Given that $u$ is harmonic. Prove $\Delta v \geq 0$ where $v = |\nabla u |^2$

Question

Let $\Omega \subset \Re^2$ be open, and let $B_r(x) \subset \Omega$ be any open disc in $\Omega$.

Assume that $u \in C^2(\Omega)$ is harmonic in $\Omega$

Let $v = |\nabla u |^2$. Prove $\Delta v \geq 0$ in $\Omega$

My Attempt:

So what I have tried is that

By integrating $v = |\nabla u |^2$ over $\Omega$ I get that

$$\int_\Omega v \, dx = \int_\Omega |\nabla u|^2 \, dx \geq \frac{1}{C}\int_\Omega |u|^2 \, dx$$

By using the Poincare Inequality.

So What I need to do is that I need to show $\int_\Omega |u|^2 \, dx$ is equal to $0$, but I don't really know how to do about this. Can I just say that this must be greater than or equal to zero?

Edit I misread the question so now I am going to attempt this again

$$\int_\Omega \Delta v \, dx = \int_\Omega div(\nabla v) \, dx = \int_{\delta\Omega} \nabla v \cdot n \, ds $$

Now what I am saying is that $\nabla v = \nabla(|\nabla u|^2) = 2\nabla u \Delta u $ but I don't think this is correct?
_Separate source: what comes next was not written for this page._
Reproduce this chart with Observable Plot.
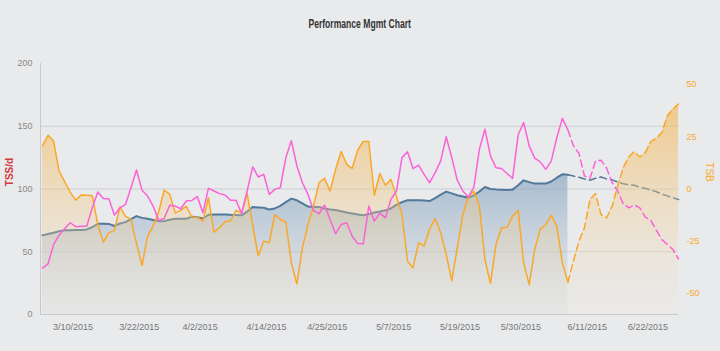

Assuming this is correct I get that

$$ = \int_{\delta\Omega} 2\nabla u \Delta u \, ds$$

But once again I am stuck here

Answer 1

Useful general formula: If $u,v\in C^2,$ then

$$\Delta (uv) = u\Delta v + v\Delta u + 2 \langle \nabla u, \nabla v\rangle.$$

Thus if $u$ is harmonic, then $\Delta (u^2) = 2 |\nabla u|^2.$ In your problem, apply this to each $(D_k u)^2,$ and recall that if $u$ is harmonic, then so is $D_ku.$

Answer 2

Hint: $$ v(x_1,x_2) = \left| \frac{\partial u}{\partial x_1} \right|^2 + \left| \frac{\partial u}{\partial x_2} \right|^2. $$ Now you have to compute $$ \Delta v = \frac{\partial^2 v}{\partial x_1^2} + \frac{\partial^2 v}{\partial x_2^2}. $$ You can proceed formally, although you should somehow justify the fact that $v$ is twice differentiable.